Milan, as the metropolitan part of the country, is considered to be “less Italian” than places such as Florence, Venice and Rome. It lacks the lengthy history, the story-telling architecture, and the romanticism that is generally associated with Italy. And where smaller towns have family-run restaurants serving home-cooked meals, Milan is more americanised. Nevertheless, the people here are the friendliest of any I've ever met and the city still manages to retain that creative/cultural Italian feel – there are exhibitions everywhere, art galleries, quaint deli's, vintage markets, photoshoots... and models. Lot's of models. With it being the modelling season in Europe, and Milan being at the heart of the European fashion world, this place becomes home to hundreds of the world's most beautiful people. It would sometimes seem that, due to this, Milan holds an air of arrogance and pretence – but if ignored, it really can be the most fun city in the summertime.
As a warning to the girls – Italian men could be deemed a different species entirely. I've learnt that their “Italian Stallion” reputation is a total fallacy – unless your idea of 'Stallion' involves men who sit on the side of the road whistling at every woman who walks by. “Ciao Bellissimo, Ciao Bellissimo” being the most common phrase.

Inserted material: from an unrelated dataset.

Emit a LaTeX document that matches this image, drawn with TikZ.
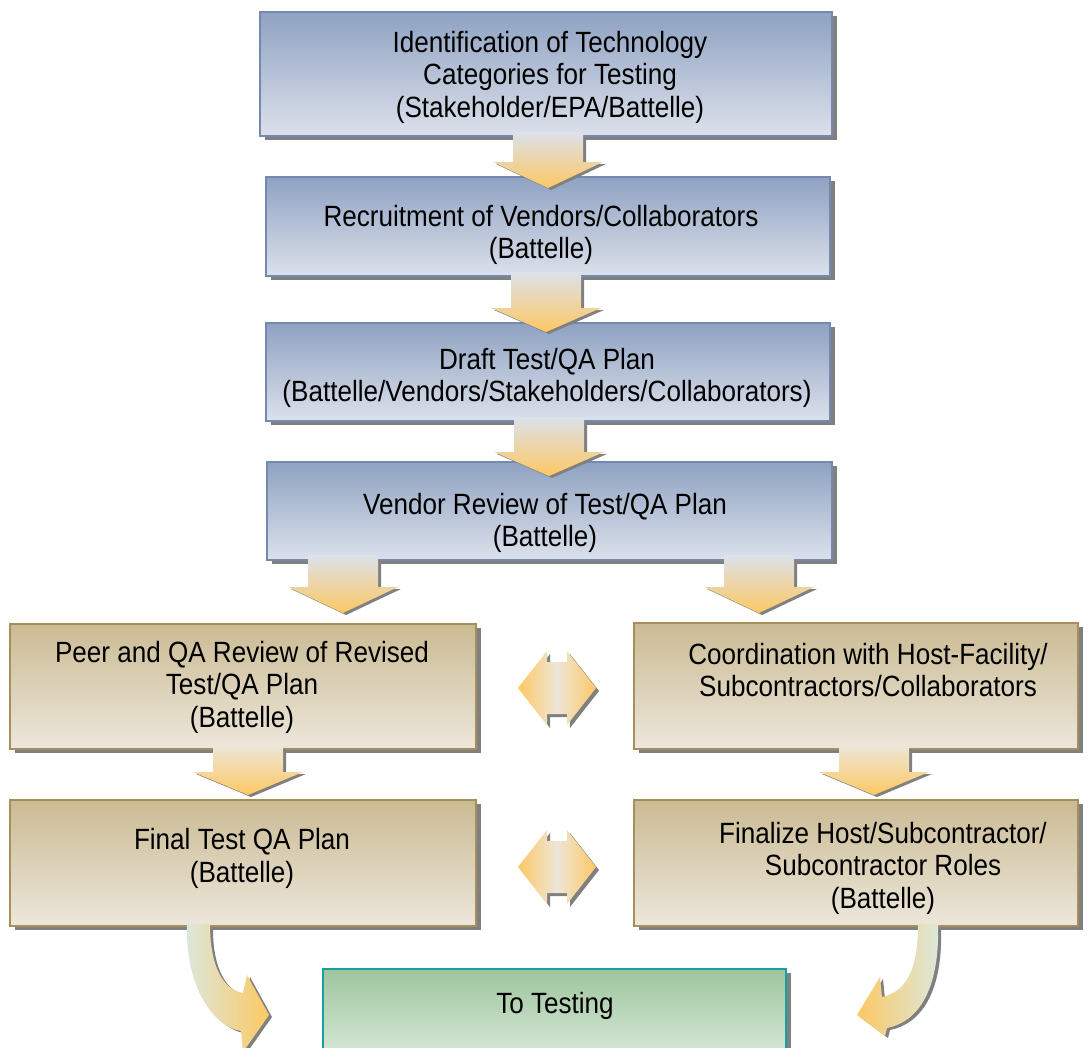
\documentclass[tikz,border=0pt]{standalone}
\usepackage{fontspec}
\setmainfont{Liberation Sans}[FakeStretch=0.89]
\usetikzlibrary{shadows}
\definecolor{bluetop}{HTML}{8FA2C2}
\definecolor{bluebot}{HTML}{DCE1EB}
\definecolor{blueline}{HTML}{7489B0}
\definecolor{tantop}{HTML}{CBBB94}
\definecolor{tanbot}{HTML}{EDE7DB}
\definecolor{tanline}{HTML}{A68F5B}
\definecolor{grntop}{HTML}{9DC59D}
\definecolor{grnbot}{HTML}{E2EDE2}
\definecolor{grnline}{HTML}{17A0A0}
\definecolor{orng}{HTML}{FDC864}
\definecolor{grnlt}{HTML}{DCE8DC}
\definecolor{shgray}{HTML}{808080}
\definecolor{beige}{HTML}{EDE6D8}
\tikzset{
  boxbase/.style={rectangle, inner sep=0pt, line width=1.3pt,
    drop shadow={shadow xshift=5pt, shadow yshift=-4pt, fill=shgray, opacity=1}},
  bluebox/.style={boxbase, draw=blueline, top color=bluetop, bottom color=bluebot},
  tanbox/.style={boxbase, draw=tanline, top color=tantop, bottom color=tanbot},
  grnbox/.style={boxbase, draw=grnline, line width=1.8pt, top color=grntop, bottom color=grnbot},
  txt/.style={align=center, inner sep=0pt, font=\fontsize{29.3}{32.5}\selectfont},
}
% straight down block arrow: cx, top, head y, tip y, top colour
\newcommand\dnarrow[5]{%
  \fill[shgray, shift={(3pt,-2pt)}] ({#1-35},{#2+3}) -- ({#1+35},{#2+3}) -- ({#1+35},#3) -- ({#1+55},#3) -- (#1,#4) -- ({#1-55},#3) -- ({#1-35},#3) -- cycle;
  \shade[top color=#5, bottom color=orng] ({#1-35},#2) -- ({#1+35},#2) -- ({#1+35},#3) -- ({#1+55},#3) -- (#1,#4) -- ({#1-55},#3) -- ({#1-35},#3) -- cycle;
}
% left-right double block arrow centred at y
\newcommand\dblarrow[1]{%
  \fill[shgray, shift={(3pt,-3pt)}] (518,#1) -- (547,{#1-37}) -- (547,{#1-26}) -- (567,{#1-26}) -- (567,{#1-37}) -- (596,#1) -- (567,{#1+37}) -- (567,{#1+26}) -- (547,{#1+26}) -- (547,{#1+37}) -- cycle;
  \shade[left color=orng, right color=orng, middle color=beige] (518,#1) -- (547,{#1-37}) -- (547,{#1-26}) -- (567,{#1-26}) -- (567,{#1-37}) -- (596,#1) -- (567,{#1+37}) -- (567,{#1+26}) -- (547,{#1+26}) -- (547,{#1+37}) -- cycle;
}
\begin{document}
\begin{tikzpicture}[x=1pt,y=-1pt]
\useasboundingbox (0,0) rectangle (1092,1047);
% boxes
\node[bluebox, minimum width=572pt, minimum height=124pt] (b1) at (546,74) {};
\node[bluebox, minimum width=564pt, minimum height=99pt] (b2) at (548,226.5) {};
\node[bluebox, minimum width=564pt, minimum height=98pt] (b3) at (548,372) {};
\node[bluebox, minimum width=565pt, minimum height=98pt] (b4) at (549.5,511) {};
\node[tanbox, minimum width=466pt, minimum height=125pt] (l1) at (243,686.5) {};
\node[tanbox, minimum width=466pt, minimum height=126pt] (l2) at (243,863) {};
\node[tanbox, minimum width=444pt, minimum height=126pt] (r1) at (856,686) {};
\node[tanbox, minimum width=444pt, minimum height=126pt] (r2) at (856,863) {};
\node[grnbox, minimum width=463pt, minimum height=100pt] (tt) at (554.5,1019) {};
% texts
\node[txt] (t1) at (550,77) {Identification of Technology\\Categories for Testing\\(Stakeholder/EPA/Battelle)};
\node[txt] (t2) at (541,235) {Recruitment of Vendors/Collaborators\\(Battelle)};
\node[txt] (t3) at (547,378) {Draft Test/QA Plan\\(Battelle/Vendors/Stakeholders/Collaborators)};
\node[txt] (t4) at (545,523) {Vendor Review of Test/QA Plan\\(Battelle)};
\node[txt] (tl1) at (242,687) {Peer and QA Review of Revised\\Test/QA Plan\\(Battelle)};
\node[txt] (tl2) at (242,858.5) {Final Test QA Plan\\(Battelle)};
\node[txt] (tr1) at (868,670) {Coordination with Host-Facility/\\Subcontractors/Collaborators};
\node[txt] (tr2) at (883,868) {Finalize Host/Subcontractor/\\Subcontractor Roles\\(Battelle)};
\node[txt] (ttt) at (555,1006) {To Testing};
% straight arrows
\dnarrow{548}{132}{162}{188}{bluebot}
\dnarrow{546}{272}{308}{332}{bluebot}
\dnarrow{549}{417}{452}{476}{bluebot}
\dnarrow{343}{555}{587}{613}{bluebot}
\dnarrow{759}{555}{587}{613}{bluebot}
\dnarrow{248}{744}{772}{795}{tanbot}
\dnarrow{874}{744}{772}{795}{tanbot}
% double arrows
\dblarrow{688}
\dblarrow{867}
% curved arrows
\fill[shgray, shift={(3pt,-2pt)}] (187,927) .. controls (185,985) and (212,1026) .. (241,1031) -- (243,1052) -- (269,1015) -- (247,975) -- (243,993) .. controls (224,990) and (210,968) .. (210,927) -- cycle;
\shade[left color=grnlt, right color=orng] (187,924) .. controls (185,985) and (212,1026) .. (241,1031) -- (243,1052) -- (269,1015) -- (247,975) -- (243,993) .. controls (224,990) and (210,968) .. (210,924) -- cycle;
\fill[shgray, shift={(3pt,-2pt)}] (938,927) .. controls (940,990) and (918,1022) .. (887,1028) -- (885,1036) -- (857,1015) -- (880,977) -- (882,997) .. controls (905,992) and (918,972) .. (918,927) -- cycle;
\shade[left color=orng, right color=grnlt] (938,924) .. controls (940,990) and (918,1022) .. (887,1028) -- (885,1036) -- (857,1015) -- (880,977) -- (882,997) .. controls (905,992) and (918,972) .. (918,924) -- cycle;
\end{tikzpicture}
\end{document}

This isn't only the men in construction or on lunch breaks from work – most of the Italian men really do have no shame. Married men walking with their wives will happily stop and stare at anything that even remotely resembles another female (anywhere else in the world I'm quite sure that said wife would've delivered a solid right hook in this situation). I even experienced a priceless moment involving a guy on a bike and a near-collision with a car. I maintain that that is not because I'm special - this behaviour is pretty much standard with every girl. Having said that though, I did meet and party with some awesome guys, and the perverted ways of everyone else has provided so much entertainment – I literally couldn't stop laughing at how ridiculous they were.

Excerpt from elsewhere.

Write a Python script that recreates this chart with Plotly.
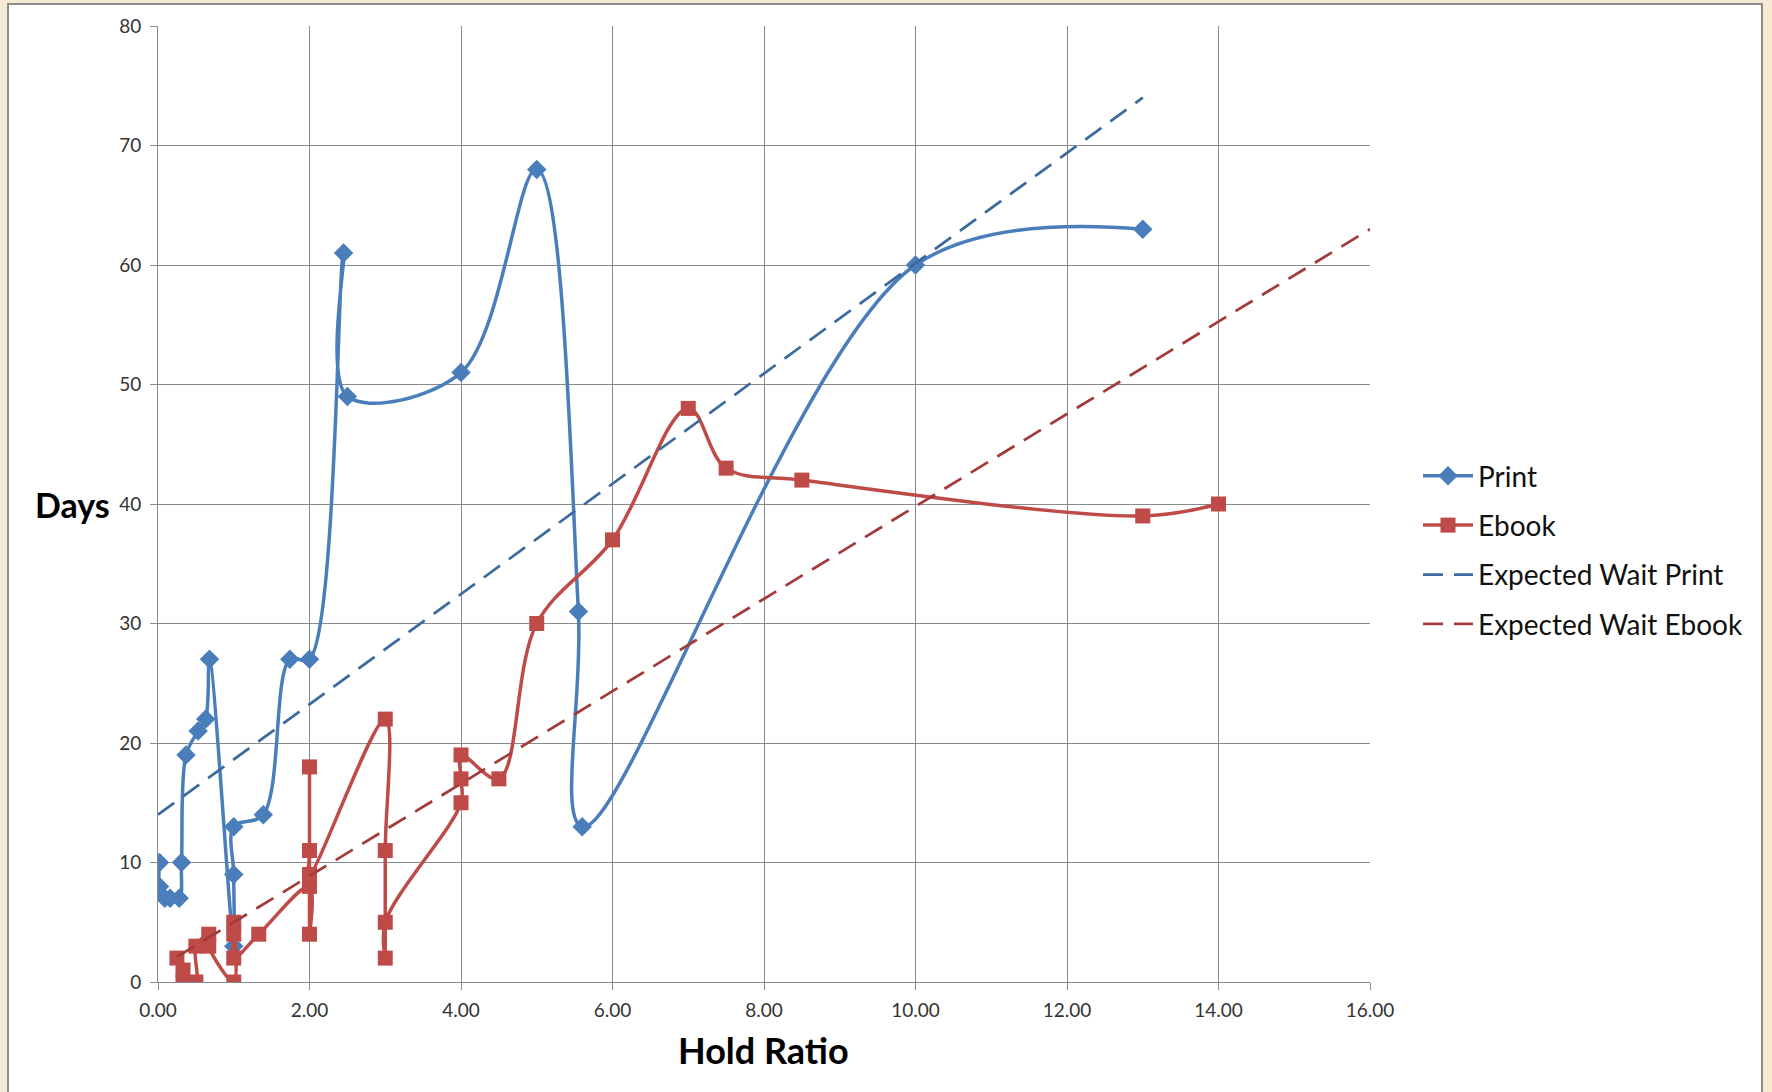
import plotly.graph_objects as go

# ---- data ----
print_x = [0.02, 0.02, 0.09, 0.16, 0.28, 0.31, 0.37, 0.53, 0.63, 0.68, 1.0, 1.0, 1.0,
           1.39, 1.74, 2.0, 2.45, 2.5, 4.0, 5.0, 5.55, 5.6, 10.0, 13.0]
print_y = [10, 8, 7, 7, 7, 10, 19, 21, 22, 27, 3, 9, 13,
           14, 27, 27, 61, 49, 51, 68, 31, 13, 60, 63]

ebook_x = [0.25, 0.33, 0.33, 0.5, 0.5, 0.67, 0.67, 1.0, 1.0, 1.0, 1.0, 1.33,
           2.0, 2.0, 2.0, 2.0, 2.0, 3.0, 3.0, 3.0, 3.0, 4.0, 4.0, 4.0, 4.5,
           5.0, 6.0, 7.0, 7.5, 8.5, 13.0, 14.0]
ebook_y = [2, 1, 0, 0, 3, 4, 3, 0, 5, 4, 2, 4,
           8, 4, 18, 11, 9, 22, 11, 2, 5, 15, 17, 19, 17,
           30, 37, 48, 43, 42, 39, 40]

exp_print_x = [0.0, 13.0]
exp_print_y = [14.0, 74.0]

exp_ebook_x = [0.25, 16.0]
exp_ebook_y = [2.1, 63.0]

x_ticks = [0, 2, 4, 6, 8, 10, 12, 14, 16]
y_ticks = [0, 10, 20, 30, 40, 50, 60, 70, 80]

FONT = "Lato"
BLUE = "#4A7EBB"
RED = "#BE4B48"
DBLUE = "#3A6A9E"
DRED = "#A33B3B"

fig = go.Figure()
fig.add_trace(go.Scatter(
    x=print_x, y=print_y, name="Print", mode="lines+markers",
    line=dict(color=BLUE, width=3.5, shape="spline", smoothing=1.0),
    marker=dict(symbol="diamond", size=15, color=BLUE),
    legendgroup="a"))
fig.add_trace(go.Scatter(
    x=ebook_x, y=ebook_y, name="Ebook", mode="lines+markers",
    line=dict(color=RED, width=3.5, shape="spline", smoothing=1.0),
    marker=dict(symbol="square", size=15, color=RED),
    legendgroup="b"))
fig.add_trace(go.Scatter(
    x=exp_print_x, y=exp_print_y, name="Expected Wait Print", mode="lines",
    line=dict(color=DBLUE, width=2.75, dash="20px,11px"),
    legendgroup="c"))
fig.add_trace(go.Scatter(
    x=exp_ebook_x, y=exp_ebook_y, name="Expected Wait Ebook", mode="lines",
    line=dict(color=DRED, width=2.75, dash="20px,11px"),
    legendgroup="d"))

W, H = 1772, 1092
L, R, T, B = 158, 1370, 26, 982
pw, ph = R - L, B - T


def px(xp):
    return (xp - L) / pw


def py(yp):
    return (B - yp) / ph


fig.update_layout(
    width=W, height=H,
    margin=dict(l=L, r=W - R, t=T, b=H - B, autoexpand=False),
    paper_bgcolor="#F7EAD2",
    plot_bgcolor="white",
    font=dict(family=FONT, color="#222222"),
    showlegend=True,
    legend=dict(x=px(1418), y=py(550), xanchor="left", yanchor="middle",
                font=dict(family=FONT, size=28, color="#111111"),
                tracegroupgap=10, bgcolor="rgba(0,0,0,0)", itemwidth=50),
    shapes=[dict(type="rect", xref="paper", yref="paper",
                 x0=px(8), x1=px(1762), y0=py(1200), y1=py(4),
                 fillcolor="white", line=dict(color="#8C8C8C", width=2),
                 layer="below")],
    annotations=[
        dict(text="<b>Days</b>", xref="paper", yref="paper",
             x=px(72), y=py(504), xanchor="center", yanchor="middle",
             showarrow=False, font=dict(family=FONT, size=34, color="#000000")),
        dict(text="<b>Hold Ratio</b>", xref="paper", yref="paper",
             x=px(763), y=py(1050), xanchor="center", yanchor="middle",
             showarrow=False, font=dict(family=FONT, size=36, color="#000000")),
    ],
)

fig.update_xaxes(
    range=[0, 16], tickvals=x_ticks, tickformat=".2f", automargin=False,
    showgrid=True, gridcolor="#8A8A8A", gridwidth=1,
    showline=True, linecolor="#8A8A8A", linewidth=1,
    ticks="outside", ticklen=7, tickcolor="#8A8A8A",
    ticklabelstandoff=4, ticklabeloverflow="allow",
    tickfont=dict(family=FONT, size=19, color="#333333"),
    zeroline=False, mirror=False)
fig.update_yaxes(
    range=[0, 80], tickvals=y_ticks, automargin=False,
    showgrid=True, gridcolor="#8A8A8A", gridwidth=1,
    showline=True, linecolor="#8A8A8A", linewidth=1,
    ticks="outside", ticklen=7, tickcolor="#8A8A8A",
    ticklabelstandoff=5, ticklabeloverflow="allow",
    tickfont=dict(family=FONT, size=19, color="#333333"),
    zeroline=False)

fig.write_html(
    "out.html",
    config={"displayModeBar": False},
    post_script="document.body.style.margin='0';document.body.style.overflow='hidden';")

From a musical point of view, Milan seems to have a long way to go to catch up to her European neighbours. The pretence of the city obviously extends to the nightlife – clubs filled with beautiful people, David Guetta-type tunes playing and champagne everywhere - think midsummer's night in Camps Bay. I've done research, and it seems that there is not much of an electronic scene here, other than a club called Plastic, which isn't often open, and the rest of the (few) clubs that do play techno are very strongly linked to the gay community and apparently not entirely safe. In fact, the closest that I have been to techno while I've been here was a car parked outside of my apartment playing Paul Kalkbrenner – a hugely welcomed change from the usual Rihanna or J Lo reverberating through the block, but still a far cry from any kind of musical education I may have hoped to have gained in this city.

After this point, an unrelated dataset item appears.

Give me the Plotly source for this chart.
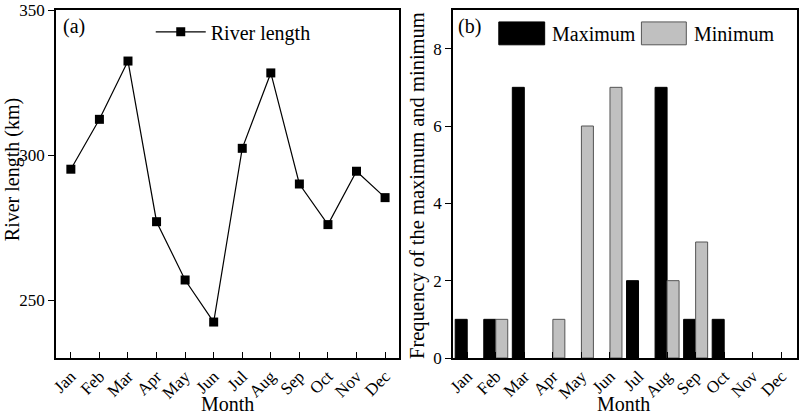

Without much to tell from a musical perspective, this first post of my trip serves more as an introduction to the blog than anything else. Although I will be so sad to leave here (and my awesome roommate) there are some amazing things lined up for this trip which I hope will keep you entertained and interested over the next four months of the European summer. On the cards are events such as the LED Festival in London, Sonar in Barcelona, Hamburg (and hopefully a quick stop by in Berlin), and a few weeks in Ibiza in August. Who knows, perhaps I may even manage to convince a few of you to come over!